The “don’t eat your seed corn” truism is often applied to finance in the old saw, “never spend your principal”. Both concepts underscore a fundamental truth: When you expend something, you are not only giving up the item itself, but all that the item could have produced in the future. In the case of money, that means when you spend $1.00, you are not giving up $1.00 You are giving up all of the dividends, interest, and rents that dollar could have produced from now until your death. For example, to an 18 year old high school graduate who lived until he or she was 80, and earned the same rate of return the stock market has earned, on average, for the past couple of centuries, $1.00 is really more than $368. By spending the dollar today, the newly minted adult is spending $1.00 plus $367.00 in future dollars.

3 Steps to Apply the Don’t Eat Your Seed Corn Rule to Your Own Investment Portfolio

There are three easy ways you can use the farmer’s rule to improve your own finances and investment portfolio.

Identify the Specific Assets and Dollar Amounts That Are Reserved As Seed Corn

In my family, we call this our “permanent capital” reserve. Think of it as an endowment at a university or charitable foundation. This is money that should never be spent, under any circumstances, even if it means you have to sell your car, your house, your artwork, and get a second job. If you need to live off your investments, you are only allowed to spend the dividend income or other profits thrown off by the seed corn. The seed corn itself is sacred. Spending even a penny of it would be sacrilege.

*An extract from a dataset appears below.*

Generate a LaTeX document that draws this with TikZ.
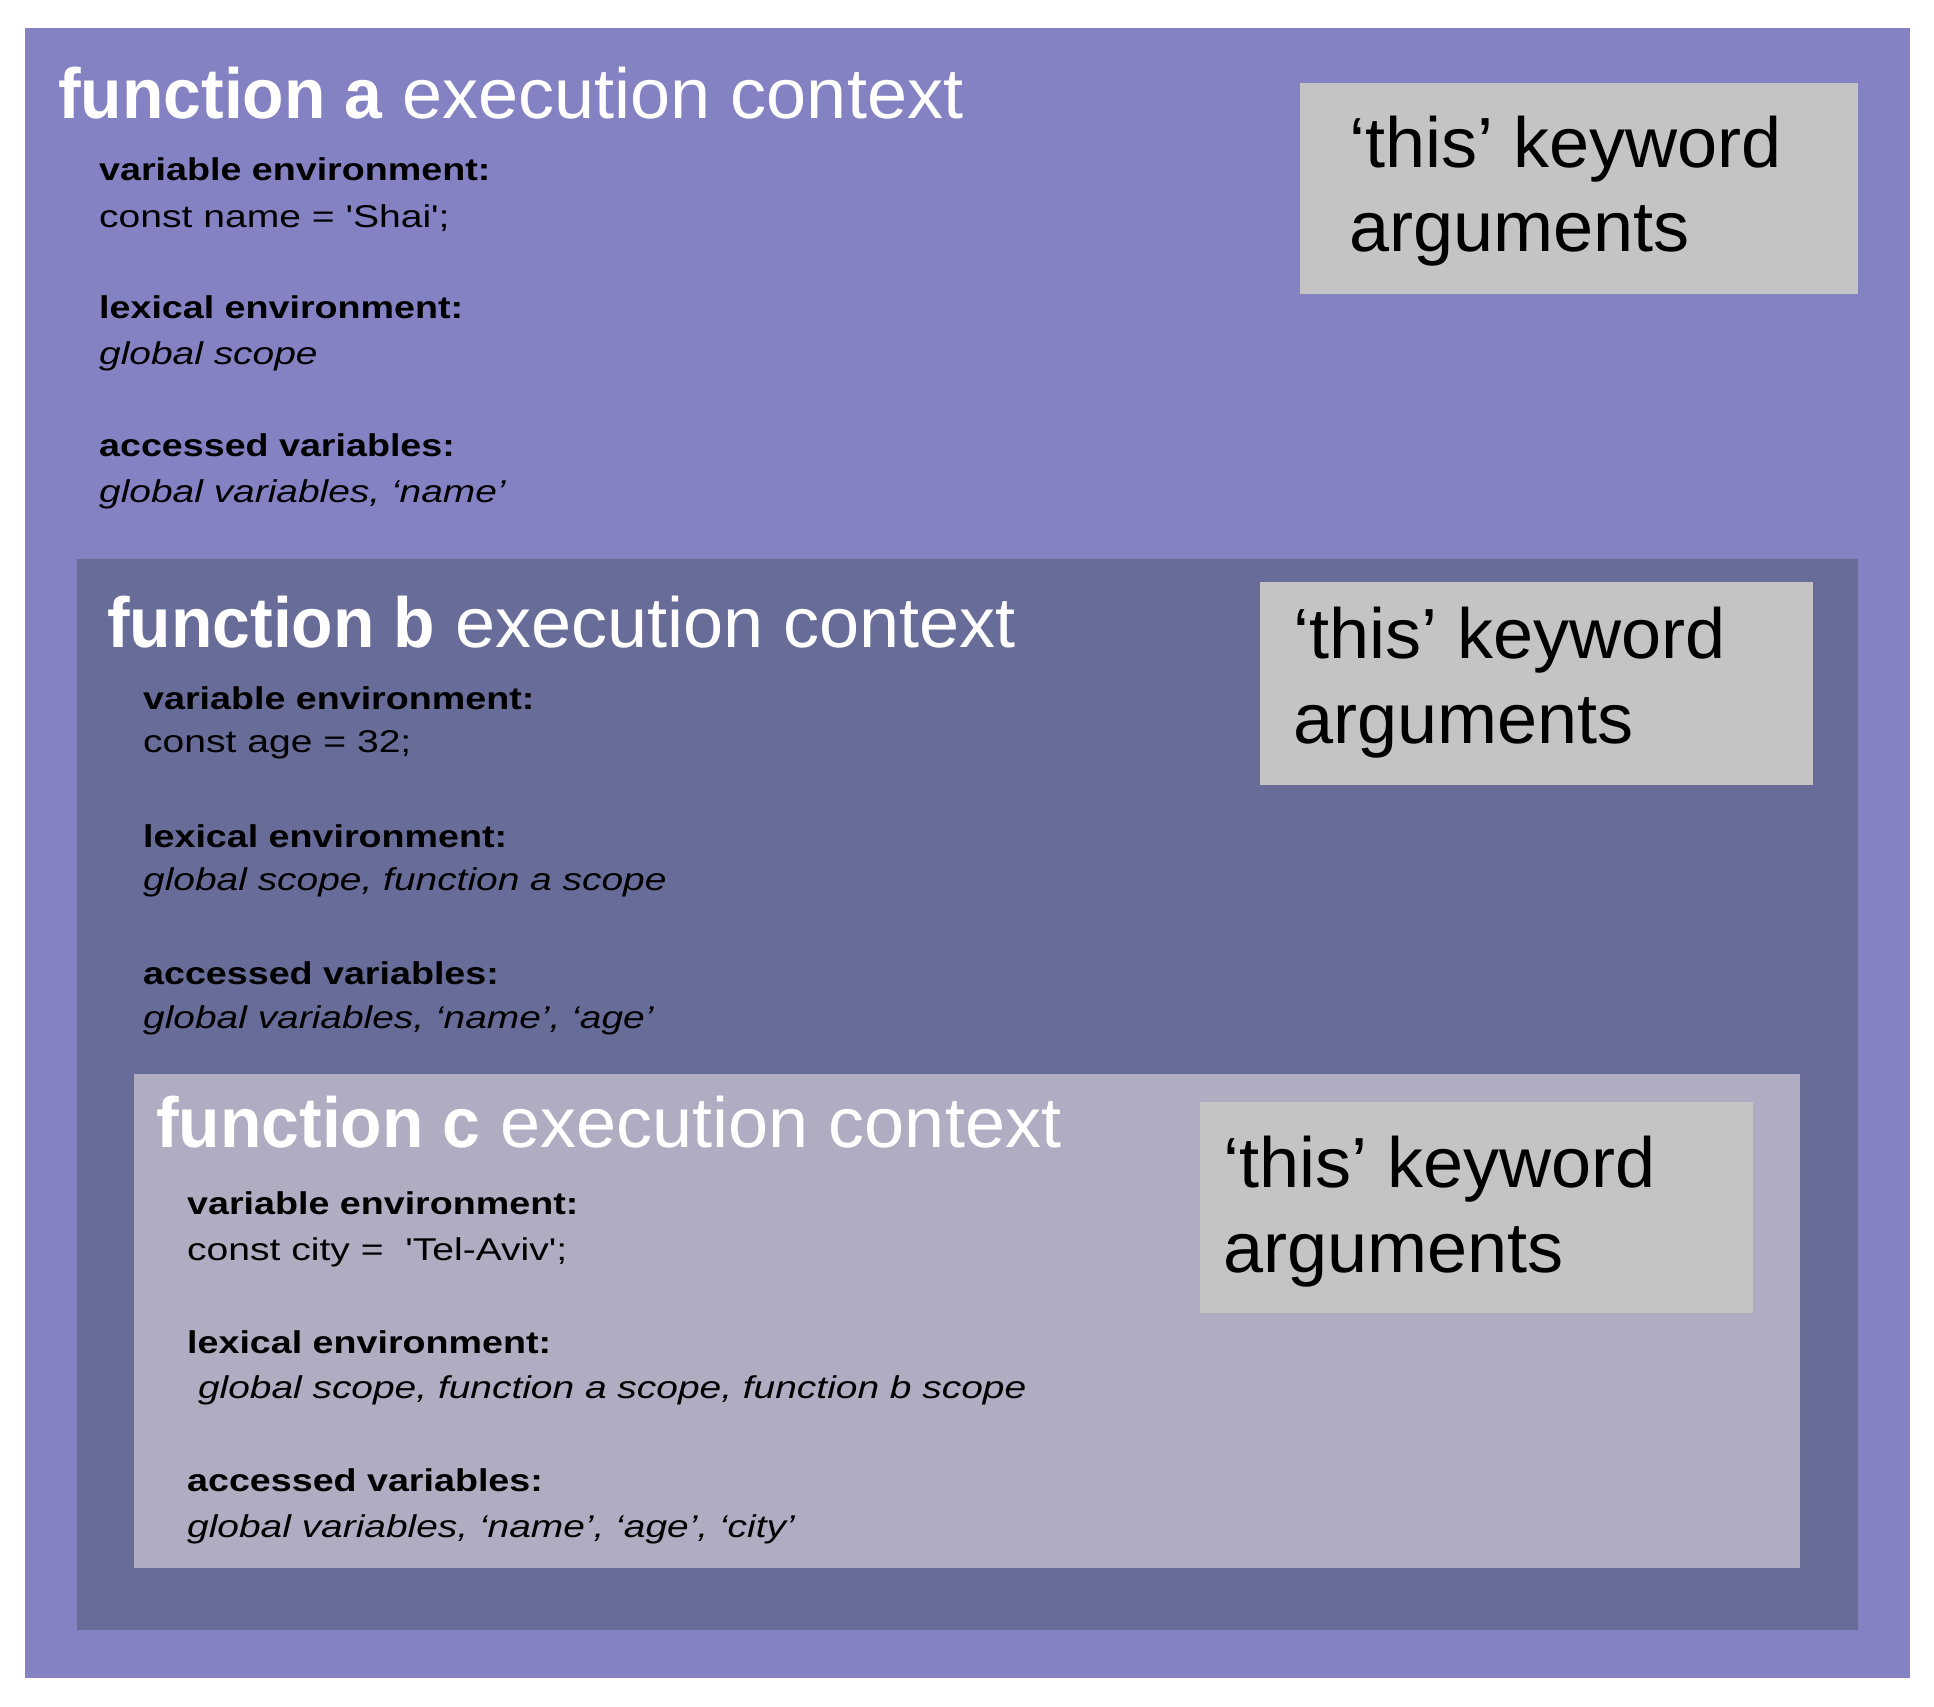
\documentclass[tikz,border=0pt]{standalone}
\usepackage{fontspec}
\newfontfamily\ttlfont{Liberation Sans}[UprightFeatures={FakeStretch=1.015},BoldFeatures={FakeStretch=0.956}]
\newfontfamily\bodyfont{Liberation Sans}[UprightFeatures={FakeStretch=1.24},BoldFeatures={FakeStretch=1.195},ItalicFeatures={FakeStretch=1.235}]
\definecolor{ctxa}{HTML}{8482C3}
\definecolor{ctxb}{HTML}{686C98}
\definecolor{ctxc}{HTML}{B0ACC2}
\definecolor{thisbox}{HTML}{C4C4C4}
\begin{document}
\begin{tikzpicture}[x=1pt,y=-1pt,
  ttl/.style={anchor=base west, inner sep=0pt, text=white, font=\ttlfont\fontsize{71}{85}\selectfont},
  kw/.style={anchor=base west, inner sep=0pt, text=black, font=\ttlfont\fontsize{71}{85}\selectfont},
  lbl/.style={anchor=base west, inner sep=0pt, text=black, font=\bodyfont\fontsize{31.5}{40}\selectfont\bfseries},
  val/.style={anchor=base west, inner sep=0pt, text=black, font=\bodyfont\fontsize{31.5}{40}\selectfont},
  ival/.style={anchor=base west, inner sep=0pt, text=black, font=\bodyfont\fontsize{31.5}{40}\selectfont\itshape}]
\useasboundingbox (0,0) rectangle (1934,1706);
\fill[white] (0,0) rectangle (1934,1706);
% boxes
\fill[ctxa] (24.5,28) rectangle (1909.5,1677.5);
\fill[thisbox] (1300,82.5) rectangle (1857.5,293.5);
\fill[ctxb] (76.5,558.5) rectangle (1857.5,1629.5);
\fill[thisbox] (1260,582) rectangle (1813,785);
\fill[ctxc] (134,1074) rectangle (1800,1567.5);
\fill[thisbox] (1200,1102) rectangle (1753,1313);
% function a
\node[ttl] (ta) at (58,118) {{\bfseries function a} execution context};
\node[lbl] (a1) at (99,180) {variable environment:};
\node[val] (a2) at (99,227) {const name = 'Shai';};
\node[lbl] (a3) at (99,318) {lexical environment:};
\node[ival] (a4) at (99,364) {global scope};
\node[lbl] (a5) at (99,456) {accessed variables:};
\node[ival] (a6) at (99,502) {global variables, ‘name’};
\node[kw] (ak1) at (1349,167) {‘this’ keyword};
\node[kw] (ak2) at (1349,251) {arguments};
% function b
\node[ttl] (tb) at (107,647) {{\bfseries function b} execution context};
\node[lbl] (b1) at (143,709) {variable environment:};
\node[val] (b2) at (143,752) {const age = 32;};
\node[lbl] (b3) at (143,847) {lexical environment:};
\node[ival] (b4) at (143,890) {global scope, function a scope};
\node[lbl] (b5) at (143,984) {accessed variables:};
\node[ival] (b6) at (143,1028) {global variables, ‘name’, ‘age’};
\node[kw] (bk1) at (1293,658) {‘this’ keyword};
\node[kw] (bk2) at (1293,743) {arguments};
% function c
\node[ttl] (tc) at (156,1147) {{\bfseries function c} execution context};
\node[lbl] (c1) at (187,1214) {variable environment:};
\node[val] (c2) at (187,1260) {const city =\ \ 'Tel-Aviv';};
\node[lbl] (c3) at (187,1353) {lexical environment:};
\node[ival] (c4) at (187,1398) {\ global scope, function a scope, function b scope};
\node[lbl] (c5) at (187,1491) {accessed variables:};
\node[ival] (c6) at (187,1537) {global variables, ‘name’, ‘age’, ‘city’};
\node[kw] (ck1) at (1223,1187) {‘this’ keyword};
\node[kw] (ck2) at (1223,1272) {arguments};
\end{tikzpicture}
\end{document}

Calculate How Much You Are Going to Add To Your Seed Corn Each Year to Combat Inflation and Taxes

The value of money falls over time in most societies because elected officials print more currency with each passing year. To combat this inflation, you often need to grow your portfolio value so that you are generating more dollars, euros, yen, pound sterling, or whichever other currency you require in order to purchase the same quantity of milk, cheese, bread, eggs, heat, clothing, gasoline, and entertainment you could in prior years. To guard against inflation, focus on purchasing power. It is all about purchasing power.

Determine the End Game Plan for Your Seed Corn

Do you want to spend all of your money before you die, eating the seed corn you have accumulated in the final five or ten years of life? Do you want to leave all of your seed corn to charity or family members? What, in other words, is the end game? You cannot live forever so you need to be very specific regarding your plans for what you have acquired during your lifetime. Ultimately, it’s your money. You can’t take it with you so you need to dispose of it, or use it, in a way that reflects your own desires and convictions. For me, that vehicle is the Kennon & Green Foundation. For you it might be something like charitable remainders trust.

A Final Tip to Protecting Your Seed Corn

One way you can avoid the temptation to dip into your seed corn is to use what I call a central collection and disbursement account. Doing so results in the dividends, interest, profits, rents, licensing income, or other gains you see being deposited into a bank account dedicated to disbursements, not the brokerage accounts or retirement trusts that hold your investments. The end result is that you only deposit money into the structures that hold your stocks, bonds, real estate, or mutual funds, never taking money out of them. It erects a barrier between you and your principal. This approach isn’t foolproof, if you are committed to doing something unwise, you are probably going to find a way to do it, you can slow the process down a bit, giving you time to think.

Always remember this rule: Don’t sacrifice what you want for what you want right now. Keep that inscribed on your heart and protecting your seed corn should be much easier.